Wednesday, August 3rd was rife with adventure. To begin the day, our group visited the National Library of Greece. Built in the nineteenth century, the library anchors the row of, perhaps, Athens’ three most iconic neoclassical structures (the additional two being the University of Athens and the Academy of Athens). Upon entry, we were ushered into the stunning central reading room—a vast, old-world hall framed by bookshelves cradling countless antique volumes, amidst which stood twenty Ionic columns, crowned by a glass ceiling, flooding the space with natural light.
After a presentation from the chief librarians, we were given a moment to move about the reading room. Further details were pointed out to us: the iron shelving and spiral staircases brought from Turin, Italy; Portraits and busts of significant figures; special archival collections. Professor Kitromilides shared nostalgia of bygone eras, pointing out the table that was once reserved for “professors and higher clergy,” as well as the anachronistic sign alerting patrons of the smoking ban within the reading room and its walkways.
We also took a moment to peruse the old card catalogue system—something of particular amusement to the millennials of our group.
Following our exploration of the reading room, our tour continued through the stacks—6 floors—where we had the opportunity to view a diverse and fascinating collection comprised of innumerable well-aged volumes, the spines still bearing the stamp of the library’s original cataloguing system.
While it may be difficult to say which portion of our visit was the highlight, it certainly was a distinct honor to be granted the rare opportunity of not just access to peer into the manuscript collection, but the privilege to view and handle some manuscripts relevant to the subject matter of our seminar.

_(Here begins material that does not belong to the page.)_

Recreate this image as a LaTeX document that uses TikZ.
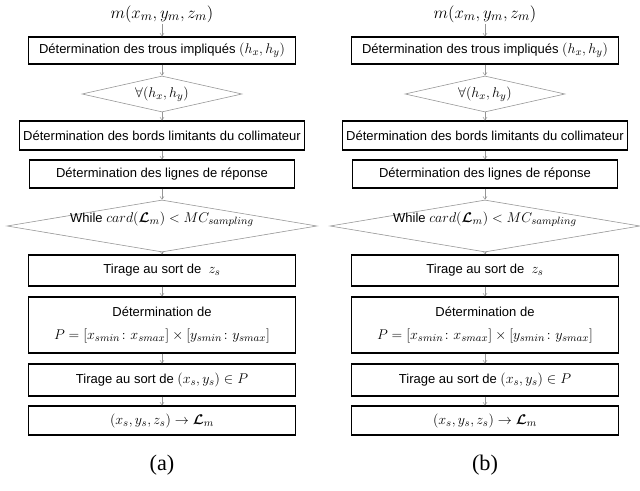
\documentclass[tikz,border=0pt]{standalone}
\usepackage{amsmath}
\usepackage{fontspec}
\setmainfont{Liberation Sans}
\newfontfamily\legfont{Liberation Serif}
\usetikzlibrary{shapes.geometric,arrows.meta,positioning}
\definecolor{gristrait}{RGB}{150,150,150}
\newcommand\mth[1]{{\fontsize{13}{18}\selectfont$#1$}}

\begin{document}
\begin{tikzpicture}[
  etape/.style={rectangle, draw, line width=0.9pt, minimum width=8.0cm,
                align=center, inner sep=2pt, font=\fontsize{11.1}{19}\selectfont},
  cond/.style={diamond, draw=gristrait, line width=0.5pt, inner sep=0pt,
               font=\fontsize{11.1}{13}\selectfont},
  arr/.style={-{Straight Barb[length=2.5pt,width=3.5pt]}, draw=gristrait, line width=0.4pt},
  titre/.style={font=\fontsize{15.5}{18}\selectfont, inner sep=1pt},
  legende/.style={font=\legfont\fontsize{19}{22}\selectfont}
]
\useasboundingbox (0,0) rectangle (19.2,-14.73);

\foreach \cx/\lab in {4.86/a, 14.55/b}{
\begin{scope}[xshift=\cx cm]
\node[titre] (m-\lab) at (0,-0.42) {$m(x_m,y_m,z_m)$};
\node[etape, minimum height=0.81cm] (trous-\lab) at (0,-1.515) {Détermination des trous impliqués \mth{(h_x,h_y)}};
\node[cond, minimum width=4.8cm, minimum height=1.08cm, shape aspect=4.4] (pourtout-\lab) at (0,-2.82) {\mth{\forall(h_x,h_y)}};
\node[etape, minimum width=8.55cm, minimum height=0.87cm] (bords-\lab) at (0,-4.065) {Détermination des bords limitants du collimateur};
\node[etape, minimum width=7.95cm, minimum height=0.84cm] (lignes-\lab) at (0,-5.22) {Détermination des lignes de réponse};
\node[cond, minimum width=9.3cm, minimum height=1.56cm, shape aspect=6] (tantque-\lab) at (0,-6.78)
  {\raisebox{0.12cm}[0pt][0pt]{While \mth{card(\boldsymbol{\mathcal{L}}_m)<MC_{sampling}}}};
\node[etape, minimum height=0.93cm] (zs-\lab) at (0,-8.115) {Tirage au sort de~ \mth{z_s}};
\node[etape, minimum height=1.68cm] (plan-\lab) at (0,-9.75) {Détermination de\\ \mth{P=[x_{smin}\colon x_{smax}]\times[y_{smin}\colon y_{smax}]}};
\node[etape, minimum height=0.96cm] (xy-\lab) at (0,-11.4) {Tirage au sort de \mth{(x_s,y_s)\in P}};
\node[etape, minimum height=0.87cm] (ajout-\lab) at (0,-12.615) {\mth{(x_s,y_s,z_s)\rightarrow\boldsymbol{\mathcal{L}}_m}};
\node[legende] (leg-\lab) at (0,-13.95) {(\lab)};

% Enchaînement vertical
\draw[arr] (m-\lab) -- (trous-\lab);
\draw[arr] (trous-\lab) -- (pourtout-\lab);
\draw[arr] (pourtout-\lab) -- (bords-\lab);
\draw[arr] (bords-\lab) -- (lignes-\lab);
\draw[arr] (lignes-\lab) -- (tantque-\lab);

% Boucle d'échantillonnage
\draw[arr] (tantque-\lab) -- (zs-\lab);
\draw[arr] (zs-\lab) -- (plan-\lab);
\draw[arr] (plan-\lab) -- (xy-\lab);
\draw[arr] (xy-\lab) -- (ajout-\lab);
\end{scope}
}

\end{tikzpicture}
\end{document}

These included Greek military documents regarding the landing at Smyrna, a Patriarchal sigilum written in Karaman, a rare vellum manuscript of the Book of Matthew, and a manuscript containing Middle-Byzantine musical notation. Moreover, the significance of each of the pieces was explained to us by an expert in the respective field.
Our exciting time in the library represented something of a closing of an era. Due to spacial and technological constraints, the library will be moved to a newly constructed 240,000 square foot facility in Phaleron Bay, through the generosity of the Stavros Niarchos Foundation. While we were there, we observed workers slowly packing books and cataloguing the older pieces. In light of this, we have experienced a historical moment in the Greek history—the classical appearance of the original library (soon to be called “old library”), on the eve of its historic move.

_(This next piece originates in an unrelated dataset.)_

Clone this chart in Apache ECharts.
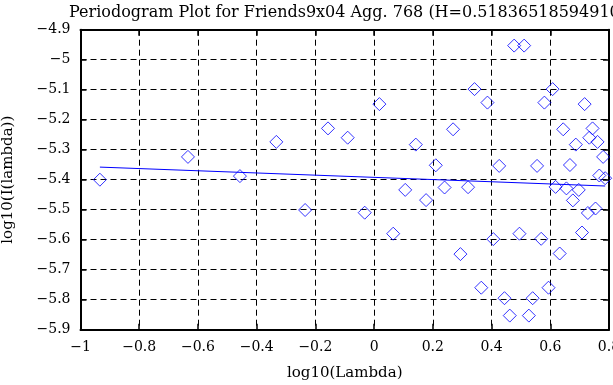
<!DOCTYPE html>
<html>
<head>
<meta charset="utf-8">
<script src="https://cdn.jsdelivr.net/npm/echarts@6/dist/echarts.min.js"></script>
<style>html,body{margin:0;padding:0;background:#fff;}#c{width:613px;height:385px;}</style>
</head>
<body>
<div id="c"></div>
<script>
const titleText = 'Periodogram Plot for Friends9x04 Agg. 768 (H=0.518365185949102)';
const xName = 'log10(Lambda)';
const yName = 'log10(I(lambda))';
const pointX = [-0.934, -0.634, -0.457, -0.333, -0.235, -0.157, -0.090, -0.032, 0.018, 0.065, 0.106, 0.142, 0.177, 0.210, 0.240, 0.269, 0.294, 0.320, 0.342, 0.365, 0.386, 0.406, 0.426, 0.444, 0.462, 0.477, 0.495, 0.511, 0.527, 0.540, 0.555, 0.569, 0.580, 0.594, 0.608, 0.618, 0.632, 0.644, 0.655, 0.667, 0.677, 0.687, 0.697, 0.708, 0.717, 0.728, 0.733, 0.744, 0.754, 0.761, 0.767, 0.780, 0.787];
const pointY = [-5.400, -5.324, -5.388, -5.274, -5.501, -5.229, -5.260, -5.510, -5.148, -5.580, -5.434, -5.283, -5.468, -5.352, -5.426, -5.232, -5.648, -5.425, -5.098, -5.760, -5.143, -5.598, -5.354, -5.795, -5.853, -4.953, -5.580, -4.953, -5.853, -5.795, -5.354, -5.597, -5.143, -5.760, -5.098, -5.424, -5.646, -5.232, -5.429, -5.351, -5.469, -5.283, -5.434, -5.576, -5.148, -5.511, -5.260, -5.229, -5.496, -5.274, -5.386, -5.324, -5.395];
const fitX = [-0.934, 0.787];
const fitY = [-5.358, -5.421];
const xTicks = {min: -1, max: 0.8, interval: 0.2};
const yTicks = {min: -5.9, max: -4.9, interval: 0.1};

const fmt = v => { let s = String(+(+v).toFixed(1)); return s.replace('-', '\u2212'); };
const font = '"DejaVu Serif", "Liberation Serif", serif';
const fs = 14;
const lineStyle = {color: '#000', width: 2};
const gridDash = {color: '#000', type: [6, 4], width: 1};

const chart = echarts.init(document.getElementById('c'), null, {renderer: 'canvas'});
chart.setOption({
  animation: false,
  backgroundColor: '#fff',
  title: {text: titleText, left: 64, top: 0, textStyle: {fontFamily: font, fontSize: 16, fontWeight: 'normal', color: '#000'}},
  grid: {left: 80.5, right: 4, top: 29.7, bottom: 55.3, containLabel: false, outerBoundsMode: 'none'},
  xAxis: [
    {type: 'value', position: 'bottom', min: xTicks.min, max: xTicks.max, interval: xTicks.interval,
     name: xName, nameLocation: 'middle', nameGap: 36, nameTextStyle: {fontFamily: font, fontSize: 15, color: '#000'},
     axisLine: {show: true, lineStyle: lineStyle, onZero: false},
     axisTick: {show: true, inside: true, length: 6, lineStyle: {color: '#000', width: 1.5}},
     axisLabel: {fontFamily: font, fontSize: fs, color: '#000', margin: 11, formatter: fmt},
     splitLine: {show: true, lineStyle: gridDash}},
    {type: 'value', position: 'top', min: xTicks.min, max: xTicks.max, interval: xTicks.interval,
     axisLine: {show: true, lineStyle: lineStyle, onZero: false},
     axisTick: {show: true, inside: true, length: 6, lineStyle: {color: '#000', width: 1.5}},
     axisLabel: {show: false}, splitLine: {show: false}}
  ],
  yAxis: [
    {type: 'value', position: 'left', min: yTicks.min, max: yTicks.max, interval: yTicks.interval,
     name: yName, nameLocation: 'middle', nameGap: 65, nameTextStyle: {fontFamily: font, fontSize: 15, color: '#000'},
     axisLine: {show: true, lineStyle: lineStyle, onZero: false},
     axisTick: {show: true, inside: true, length: 6, lineStyle: {color: '#000', width: 1.5}},
     axisLabel: {fontFamily: font, fontSize: fs, color: '#000', margin: 10, formatter: fmt},
     splitLine: {show: true, lineStyle: gridDash}},
    {type: 'value', position: 'right', min: yTicks.min, max: yTicks.max, interval: yTicks.interval,
     axisLine: {show: true, lineStyle: lineStyle, onZero: false},
     axisTick: {show: true, inside: true, length: 6, lineStyle: {color: '#000', width: 1.5}},
     axisLabel: {show: false}, splitLine: {show: false}}
  ],
  series: [
    {type: 'scatter', xAxisIndex: 0, yAxisIndex: 0, symbol: 'diamond', symbolSize: 13,
     itemStyle: {color: 'rgba(0,0,0,0)', borderColor: '#0000ff', borderWidth: 1},
     data: pointX.map((x, i) => [x, pointY[i]]), z: 3},
    {type: 'line', xAxisIndex: 0, yAxisIndex: 0, showSymbol: false, symbol: 'none',
     lineStyle: {color: '#0000ff', width: 1}, data: fitX.map((x, i) => [x, fitY[i]]), z: 2}
  ]
});
</script>
</body>
</html>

That afternoon, as we returned to the Center for Asia Minor Studies to work on our projects, we were paid a visit from Fr. Maximos Constas, who offered his insights into our projects during a roundtable discussion.
After work in the Archive was finished for the day, we followed the cool, pine tree covered footpaths up Philopappou hill to engage in further research of the cultural variety at the Dora Stratou Foundation. Upon arrival, we were greeted by the director and president of the Foundation, Professor Alkis Raftis, and proceeded to a lesson in the Dance and Music of Cappadocia, which included instruction in traditional Cappadocian dance. After a spirited experience, we were treated to a performance by the Foundation’s eponymous dance company, who performed dances from Asia Minor in traditional costume of the various regions from which the dances originated, including Pontos and Pharasa (a village, incidentally, that was instrumental to the formation of the Center for Asia Minor Studies).
As the moon rose over the Acropolis, we made our way home, grateful for the days rich learning experiences.